Note: Real spoilers are in black text on a black background. Highlight the black areas to read the spoilers.


Queue Numbers

#50- Women on the Verge of a Nervous Breakdown

#100- Black Swan

#200- Mysteries of Lisbon

Last- Once Upon a Time in Anatolia

Saturday, July 17, 2010

Nude on the Moon

Nude on the Moon (1961)
Written by You don't care
Directed by Some dude, and also some woman who apparently made a name for herself with boobie movies

Starring People who at best had this as the last entry in their filmography and at worst had this as the only entry in their filmography.  Also Margaret, who forgot her bikini and had to tuck the top of her one-piece into the bottom.

Synopsis In order to realize that the tits he wants to feel were literally three feet away from him for the past five years, this dude ("the brightest rocket scientist in the world," or not) has to share a hallucination with another dude in which he goes to the moon and sees a bunch of tits.

Non-Objectified Woman
um this movie was pretty reminiscent of a mst300 movie. it made me miss that show terribly. these dudes, i mean scientists, in their long johns and tinfoil space suits, were pretty awesome. they go to this place. could be the moon, could be some asteroid with grass and trees (they fell asleep right before their ship landed automagically) and it is filled with topless, pinking sheared bikini bottomed women. sexy right? no. they don't do anything but laze around, throw a ball back and forth, point at things, and wear headbands with sparkly pipe cleaners attached as antennae. really boring. a bad commercial for a semi-nudist colony. and then that's it. the end. no body believed they went to the moon in their state of the art rocket clay mold. the whole time they were observing this fascinating moon culture, they were making all these smarmy comments too. i stopped paying attention. it was funny, but i wouldn't recommend anyone watch it or anything. that might be too bold a move.
i am of a firm belief that the person who made this movie held a position as a film strip director for a day job, and stole the sound track from the stock music recordings.

Hey, look at that hot MOster.  I'd really like to use him as an inanimate piece of sexual-gratification furniture.
It should go without saying that I put this on the queue.  I don't remember the history or reasoning.

We did  laugh a lot while we watched this.  I think I actually got the story pretty well in the synopsis; the entire thing was just ridiculous, even for 1961.  My favorite part of the story was that their round trip journey to the moon was four days in duration, but there were many other gems, such as

(Upon exiting their spacecraft in open-bottomed helmets and stepping into a grassy forest) "Perhaps this is one section of the moon which has never been seen." and "We appear to be at the bottom of a large crater."

(Discussing the ship, before they leave) "That should be exoliated (sic) by the material of the hull."

(While exploring the surface of the moon) "I'm getting responses from the meter."

(Before leaving with little more than some gold (!) rocks and a bunch of photos of titties) "Well, we've gotten some highly useful data, Jeff.

My favorite part of the movie was the professor.  From his painted-silver hair to his voice, the guy was an utter charm to behold.  He also doubled as the ground controller; but you couldn't be sure because the dubbing was so bad.

A close second is the costuming of the nude (i.e. topless) moon women:  Because it's the moon they don't speak, so they're telepathic.  The organ used for that telepathy is a set of antennae, which consists of pipe cleaners attached to headbands, and each actor got to squiggle their pipe cleaners personally.

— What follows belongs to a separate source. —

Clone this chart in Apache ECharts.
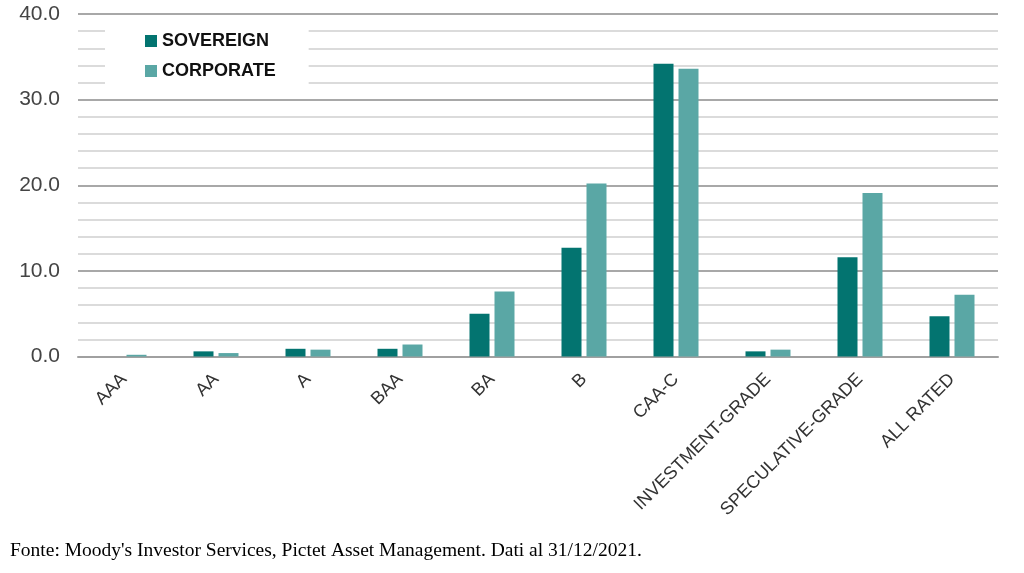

But when they filmed these "sequences," the actors had no idea what would be dubbed in, so their head nodding and shaking and shrugging bears no connection to what's on the soundtrack.  Listening to the queen (aka the scientist's secretary) give them orders and have them move their head in entirely the wrong direction was fun.

Don't just watch this movie for the honkers, which first appear at 31:20.  Watch it for the music, which is uniformly awesome.